Kepala Bidang Pemenuhan Hak Anak DP3AP2KB Provinsi NTB Dede Suhartini menambahkan, PATBM bertujuan menurunkan jumlah perkawinan anak dan menurunkan tindak kekerasan fisik dan seksual kepada anak.
”Termasuk mendorong masyarakat untuk mau ikut peduli terhadap anak. Menganggap setiap anak adalah tanggung jawab mereka juga sehingga ikut mengawasi mereka,” kata Dede.
Saat ini, di NTB juga telah memiliki empat kabupaten kota ramah anak, yakni Lombok Barat, Lombok Timur, Mataram, dan Dompu. Target berikutnya adalah Bima dan Lombok Tengah.
Di tingkat desa, dalam rangka mendorong desa atau kelurahan ramah anak, juga dilaksanakan musyarawah rencana pembangunan desa (musrembangdes) anak. Kegiatan difasilitasi oleh Lembaga Perlindungan Anak (LPA), termasuk Forum Anak di desa dengan pembahasan mengenai apa yang diinginkan anak.

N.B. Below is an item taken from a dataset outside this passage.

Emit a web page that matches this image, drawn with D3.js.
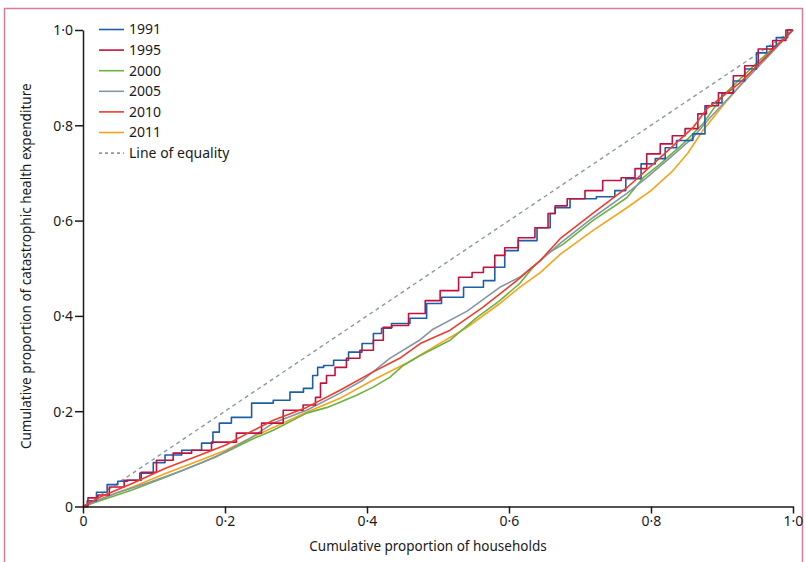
<!DOCTYPE html>
<html>
<head>
<meta charset="utf-8">
<script src="https://cdn.jsdelivr.net/npm/d3@7"></script>
<style>
  body { margin: 0; background: #fff; }
  svg text { font-family: "Noto Sans", sans-serif; fill: #1a1a1a; }
</style>
</head>
<body>
<div id="wrapper"></div>
<script>
// cumulative proportion of households (x) vs cumulative proportion of catastrophic expenditure (y)
const s1991 = [[0,0],[0.012,0.012],[0.026,0.030],[0.042,0.046],[0.056,0.053],[0.070,0.055],[0.090,0.070],[0.108,0.092],[0.123,0.108],[0.155,0.118],[0.179,0.133],[0.187,0.156],[0.197,0.175],[0.221,0.187],[0.254,0.217],[0.282,0.223],[0.301,0.240],[0.320,0.248],[0.327,0.275],[0.334,0.292],[0.344,0.296],[0.362,0.307],[0.386,0.324],[0.400,0.342],[0.418,0.363],[0.423,0.374],[0.446,0.384],[0.475,0.395],[0.493,0.426],[0.517,0.439],[0.555,0.460],[0.573,0.474],[0.587,0.502],[0.601,0.537],[0.625,0.558],[0.654,0.585],[0.662,0.615],[0.668,0.627],[0.704,0.646],[0.742,0.650],[0.756,0.663],[0.773,0.688],[0.799,0.719],[0.813,0.730],[0.827,0.753],[0.845,0.768],[0.873,0.782],[0.879,0.841],[0.893,0.847],[0.907,0.868],[0.925,0.893],[0.939,0.918],[0.958,0.952],[0.968,0.966],[0.985,0.984],[1,1]]
const s1995 = [[0,0],[0.014,0.018],[0.028,0.024],[0.046,0.041],[0.070,0.055],[0.094,0.072],[0.113,0.097],[0.141,0.112],[0.165,0.118],[0.197,0.135],[0.235,0.154],[0.268,0.175],[0.296,0.202],[0.324,0.213],[0.331,0.229],[0.338,0.259],[0.348,0.275],[0.362,0.292],[0.380,0.311],[0.400,0.328],[0.418,0.349],[0.428,0.376],[0.442,0.380],[0.475,0.405],[0.489,0.432],[0.517,0.453],[0.541,0.481],[0.555,0.491],[0.573,0.502],[0.587,0.527],[0.601,0.543],[0.625,0.564],[0.648,0.585],[0.662,0.615],[0.668,0.631],[0.696,0.646],[0.718,0.663],[0.746,0.684],[0.770,0.690],[0.785,0.709],[0.803,0.740],[0.823,0.761],[0.837,0.778],[0.859,0.793],[0.873,0.824],[0.883,0.841],[0.907,0.868],[0.925,0.904],[0.939,0.925],[0.963,0.960],[0.980,0.978],[1,1]]
const s2000 = [[0,0],[0.028,0.014],[0.070,0.035],[0.117,0.062],[0.165,0.091],[0.201,0.114],[0.235,0.139],[0.268,0.160],[0.315,0.196],[0.344,0.208],[0.362,0.219],[0.386,0.234],[0.408,0.250],[0.432,0.271],[0.451,0.296],[0.475,0.317],[0.517,0.349],[0.555,0.397],[0.587,0.432],[0.615,0.468],[0.634,0.502],[0.654,0.531],[0.676,0.550],[0.718,0.600],[0.766,0.648],[0.789,0.690],[0.813,0.719],[0.845,0.761],[0.873,0.803],[0.901,0.862],[0.949,0.931],[1,1]]
const s2005 = [[0,0],[0.046,0.028],[0.094,0.051],[0.141,0.076],[0.187,0.104],[0.235,0.143],[0.268,0.175],[0.315,0.202],[0.362,0.238],[0.394,0.265],[0.432,0.311],[0.475,0.350],[0.493,0.372],[0.541,0.410],[0.587,0.460],[0.615,0.481],[0.644,0.516],[0.672,0.552],[0.718,0.606],[0.766,0.657],[0.794,0.690],[0.827,0.732],[0.859,0.774],[0.883,0.816],[1,1]]
const s2010 = [[0,0],[0.024,0.020],[0.070,0.049],[0.117,0.081],[0.165,0.108],[0.201,0.129],[0.235,0.156],[0.268,0.181],[0.315,0.208],[0.362,0.244],[0.408,0.282],[0.446,0.311],[0.475,0.342],[0.517,0.370],[0.563,0.418],[0.611,0.474],[0.644,0.516],[0.672,0.562],[0.718,0.615],[0.766,0.669],[0.813,0.732],[0.859,0.795],[0.879,0.835],[0.925,0.889],[1,1]]
const s2011 = [[0,0],[0.028,0.018],[0.070,0.041],[0.117,0.070],[0.165,0.097],[0.201,0.118],[0.235,0.143],[0.268,0.166],[0.315,0.198],[0.362,0.227],[0.408,0.265],[0.456,0.301],[0.493,0.334],[0.541,0.376],[0.587,0.426],[0.615,0.460],[0.644,0.491],[0.672,0.529],[0.718,0.579],[0.766,0.627],[0.800,0.663],[0.831,0.705],[0.852,0.742],[0.873,0.789],[0.901,0.841],[0.949,0.925],[1,1]]
const equality = [[0,0],[1,1]]

const years = ["1991", "1995", "2000", "2005", "2010", "2011"]
const yearData = [s1991, s1995, s2000, s2005, s2010, s2011]
const colors = ["#1c5ea8", "#c1123f", "#6cb33e", "#8595a5", "#ef3b2e", "#f8a21d"]
const stepped = [true, true, false, false, false, false]
const tickValues = [0, 0.2, 0.4, 0.6, 0.8, 1]

const dimensions = {
    width: 806,
    height: 562,
    margin: { top: 30, right: 13, bottom: 55.5, left: 83 },
}
dimensions.boundedWidth = dimensions.width - dimensions.margin.left - dimensions.margin.right
dimensions.boundedHeight = dimensions.height - dimensions.margin.top - dimensions.margin.bottom

const wrapper = d3.select("#wrapper")
    .append("svg")
    .attr("width", dimensions.width)
    .attr("height", dimensions.height)

// pink frame round the figure
wrapper.append("rect")
    .attr("x", 4.5)
    .attr("y", 8.5)
    .attr("width", 798)
    .attr("height", 600)
    .attr("fill", "none")
    .attr("stroke", "#d87c97")
    .attr("stroke-width", 1.5)

const bounds = wrapper.append("g")
    .attr("transform", `translate(${dimensions.margin.left}, ${dimensions.margin.top})`)

const xScale = d3.scaleLinear().domain([0, 1]).range([0, dimensions.boundedWidth])
const yScale = d3.scaleLinear().domain([0, 1]).range([dimensions.boundedHeight, 0])

const fmt = d => d === 0 ? "0" : d3.format(".1f")(d).replace(".", "\u00b7")

const lineGen = d3.line()
    .x(d => xScale(d[0]))
    .y(d => yScale(d[1]))

bounds.append("path")
    .attr("d", lineGen(equality))
    .attr("fill", "none")
    .attr("stroke", "#8a99a8")
    .attr("stroke-width", 1.4)
    .attr("stroke-dasharray", "4 3.5")

const drawOrder = [5, 2, 3, 0, 1, 4]
drawOrder.forEach(i => {
    bounds.append("path")
        .attr("d", lineGen.curve(stepped[i] ? d3.curveStep : d3.curveLinear)(yearData[i]))
        .attr("fill", "none")
        .attr("stroke", colors[i])
        .attr("stroke-width", 1.6)
        .attr("stroke-linejoin", "round")
})

const xAxis = bounds.append("g")
    .attr("transform", `translate(0, ${dimensions.boundedHeight})`)
    .call(d3.axisBottom(xScale).tickValues(tickValues).tickFormat(fmt).tickSize(7).tickSizeOuter(0).tickPadding(3))
const yAxis = bounds.append("g")
    .call(d3.axisLeft(yScale).tickValues(tickValues).tickFormat(fmt).tickSize(8).tickSizeOuter(0).tickPadding(2))

;[xAxis, yAxis].forEach(ax => {
    ax.selectAll("path, line").attr("stroke", "#1a1a1a").attr("stroke-width", 1.5)
    ax.selectAll("text").attr("font-size", 14).attr("fill", "#1a1a1a")
        .style("font-family", "\"Noto Sans\", sans-serif")
})
yAxis.selectAll("text").attr("dy", "0.35em")

bounds.append("text")
    .attr("x", dimensions.boundedWidth / 2 - 10)
    .attr("y", dimensions.boundedHeight + 44)
    .attr("text-anchor", "middle")
    .attr("font-size", 13.5)
    .text("Cumulative proportion of households")

bounds.append("text")
    .attr("transform", `translate(-52, ${dimensions.boundedHeight / 2 - 2}) rotate(-90)`)
    .attr("text-anchor", "middle")
    .attr("font-size", 13.5)
    .text("Cumulative proportion of catastrophic health expenditure")

// legend
const legendItems = years.map((y, i) => ({ label: y, color: colors[i], dash: null }))
legendItems.push({ label: "Line of equality", color: "#8a99a8", dash: "3 3" })

const legend = wrapper.append("g")
    .attr("transform", "translate(99, 29.5)")
const rows = legend.selectAll("g")
    .data(legendItems)
    .join("g")
    .attr("transform", (d, i) => `translate(0, ${i * 20.6})`)
rows.append("line")
    .attr("x1", 0).attr("x2", 25)
    .attr("stroke", d => d.color)
    .attr("stroke-width", 1.6)
    .attr("stroke-dasharray", d => d.dash)
rows.append("text")
    .attr("x", 30)
    .attr("dy", "0.35em")
    .attr("font-size", 14)
    .text(d => d.label)
</script>
</body>
</html>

Baca juga: Anak Pekerja Migran Masih Terabaikan
Menurut Suharti, saat ini dari pemeritah pusat hingga tingkat desa sedang didorong lingkungan ramah anak. Namun, ia melihat, sinergi dan koordinasi antarorganisasi perangkat daerah dalam kerja-kerja untuk mempercepat tercapainya lingkungan ramah anak belum berjalan dengan baik.
”Persoalan anak dianggap hanya urusan dinas tertentu. Padahal, itu seharusnya menjadi kerja bersama. Apalagi indikator ramah anak banyak,” kata Suharti.